Parallel Methods for Dynamic Optimization

Researchers: Johan Åkesson, Carl Laird (Texas A&M University, TX, USA)

Optimization is used extensively in many contexts in control engineering. Applications include design optimization to develop optimal processes, set-point optimization to minimize raw material and energy consumption, and on-line optimal control strategies such as Model Predictive Control (MPC). As systems are becoming increasingly complex, the need for efficient computational methods is put into focus. 
The proposed research project is motivated by Moore's law, which states that the maximum number of transistors that be fit into an Integrated Circuit to a reasonable cost is doubled every other year. For decades, Moore's law has been closely related to important performance measures, for example the computational power of processors found in desktop computers. During the last 3-4 years this situation has changed, however.
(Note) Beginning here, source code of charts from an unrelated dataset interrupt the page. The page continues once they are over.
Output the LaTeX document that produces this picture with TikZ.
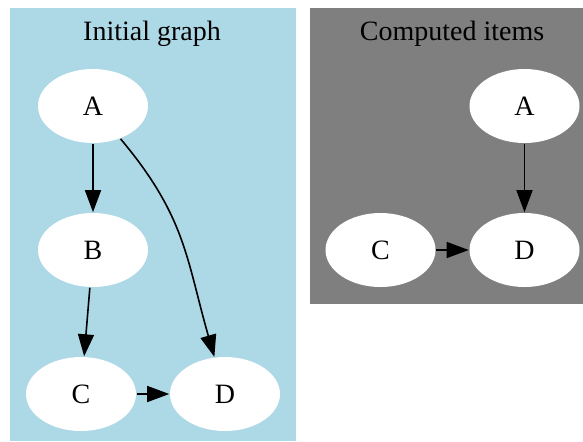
\documentclass[tikz,border=0pt]{standalone}
\usepackage{fontspec}
\setmainfont{Liberation Serif}
\usetikzlibrary{shapes.geometric, arrows.meta, positioning}

\definecolor{clusterblue}{RGB}{173,216,230}
\definecolor{clustergray}{RGB}{127,127,127}

\begin{document}
\begin{tikzpicture}[x=0.5pt, y=-0.5pt, >={Triangle[length=11pt, width=8pt]}, node distance=72pt, line width=0.8pt,
        item/.style={ellipse, fill=white, minimum width=55pt, minimum height=37pt, inner sep=0pt, font=\fontsize{14}{16}\selectfont},
        title/.style={anchor=base, font=\fontsize{14}{16}\selectfont}]
        \useasboundingbox (0,0) rectangle (583,441);
        \fill[clusterblue] (10,8) rectangle (296,441);
        \fill[clustergray] (310,8) rectangle (583,304);
        \node[title] (initial) at (152,40) {Initial graph};
        \node[title] (computed) at (452,40) {Computed items};
        
        % initial graph
        \node[item] (a1) at (93,106) {A};
        \node[item] (b1) [below of=a1] {B};
        \node[item] (c1) [below of=b1, xshift=-6pt] {C};
        \node[item] (d1) [right of=c1] {D};
        
        % computed items
        \node[item] (a2) at (524.5,106) {A};
        \node[item] (d2) [below of=a2] {D};
        \node[item] (c2) [left of=d2] {C};
        
        \path[->]
        (a1) edge (b1)
        (b1) edge (c1)
        (a1) edge [out=-50, in=106, looseness=1.1] (d1)
        (c1) edge (d1)
        (a2) edge (d2)
        (c2) edge (d2);
    \end{tikzpicture}
\end{document}
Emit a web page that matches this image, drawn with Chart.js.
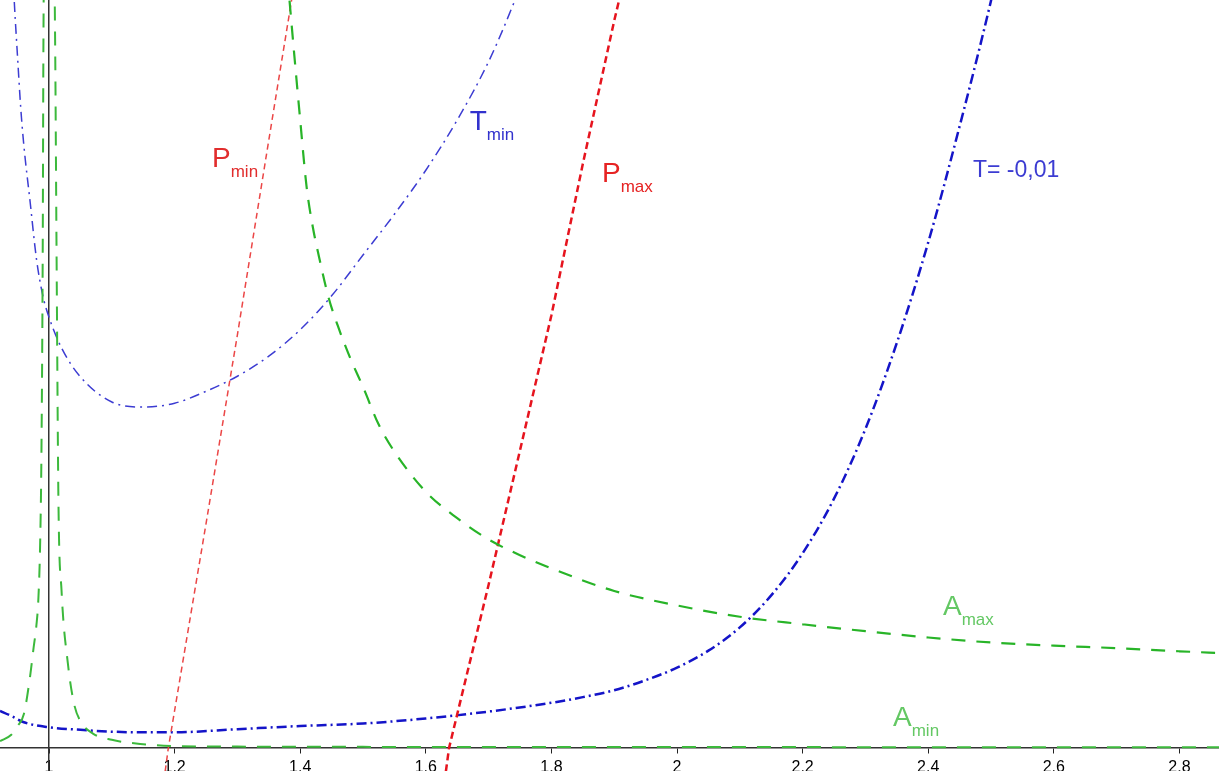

While the number of transistors on an Integrated Circuit continues to increase rapidly, many software applications does not run at correspondingly higher execution speeds. The explanation is that modern processors are equipped with multiple cores. Also, the clock frequency, which directly affect execution speed, is increasing only moderately. Many applications are capable of utilizing only one core, and cannot benefit from the availability of multi-core architectures. 
In order to utilize more than one core, new methods and/or application of known methods in new contexts are needed. Such methods are typically specific for different application areas. In the field of dynamic optimization, development of parallel and distributed methods is essential in order to efficiently meet the challenges outlined above. In principle, there are two different scenarios that require attention. In the first scenario, the main challenge is the complexity of the problem. In this case, decomposition and parallelization is important in order to obtain manageable subproblems to distribute amongst the available cores. In the second scenario, the complexity of the problem may be moderate, but the computation time is critical. For example, MPC falls into this category. In this case, parallel algorithms are needed in order to fully explore the computational power of multi-core architectures and thereby reduce computation times.



Carl Laird, Angelica Wong, Johan Åkesson: "Parallel Solution of Large-Scale Dynamic Optimization Problems". In 21st European Symposium on Computer-Aided Process Engineering, May 2011.